Salary Scenarios: The Hard Numbers
To survive here, you need to look at the income scenarios honestly. The median income of $147,490 is a family number. A single earner faces a different reality.
| Lifestyle |
Single Income (Gross) |
Family Income (Gross) |
Notes |
| Frugal |
$55,000 |
$85,000 |
Renting a small 1BR/2BR, strict budget, no HOA, minimal car payments. |
| Moderate |
$81,119 |
$147,490 |
Buying a starter home (older area), two older cars, some savings, moderate lifestyle. |
| Comfortable |
$125,000+ |
$200,000+ |
Buying in a top school district, new cars, maxing out 401k, frequent dining out. |
Scenario Analysis
The Frugal Scenario ($55k Single / $85k Family):
This is the danger zone. A single person earning $55,000 is taking home roughly $42,000 after taxes. Renting a 2BR for $1,280 costs $15,360 a year, leaving you with $26,640. After car insurance, gas, groceries, and the inevitable sales tax, you are saving nothing. You are paycheck to paycheck. For a family on $85k, this is impossible without government assistance or significant existing debt. You cannot buy a home here on this income.
The Moderate Scenario ($81,119 Single / $147,490 Family):
This is the "break-even" point for a single earner. At $81,119, you are likely taking home around $60,000. If you buy a $400,000 home (which is a stretch), your mortgage and taxes will consume roughly $30,000 to $35,000 of that. That leaves $25,000 for everything else. You can live, but you are saving very little. You are one major car repair away from financial stress. For the family earning $147,490, this is the baseline "comfort" level. They can afford the mortgage, the two cars, and the kids' sports, but they are still budgeting tightly.

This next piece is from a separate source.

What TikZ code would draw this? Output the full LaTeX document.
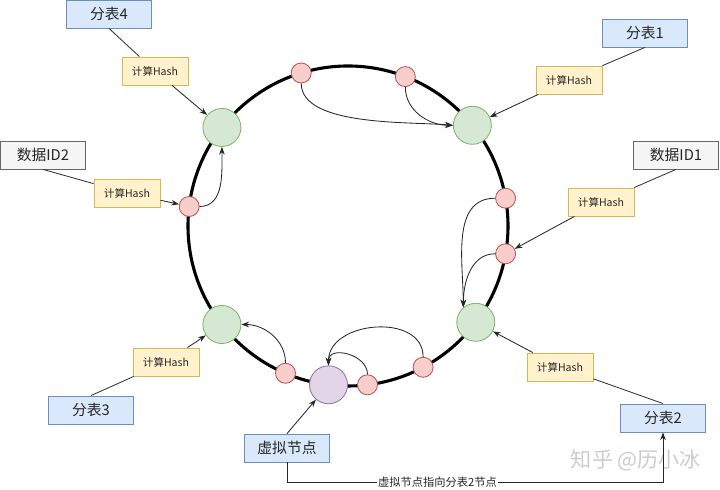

The Comfortable Scenario ($125k Single / $200k Family):
This is where the town actually makes sense. A single earner at $125,000 has the liquidity to buy the $500,000 home, pay the $10,000 property taxes, and still max out a Roth IRA. The financial pressure drops, and the "no income tax" benefit starts to feel real because you have the surplus to invest. The family at $200,000 is living the median lifestyle of the area without the stress. They are the ones driving the new SUVs and dining out without checking the bill. Anything below these numbers, and you are fighting an uphill battle against the hidden costs of Flower Mound.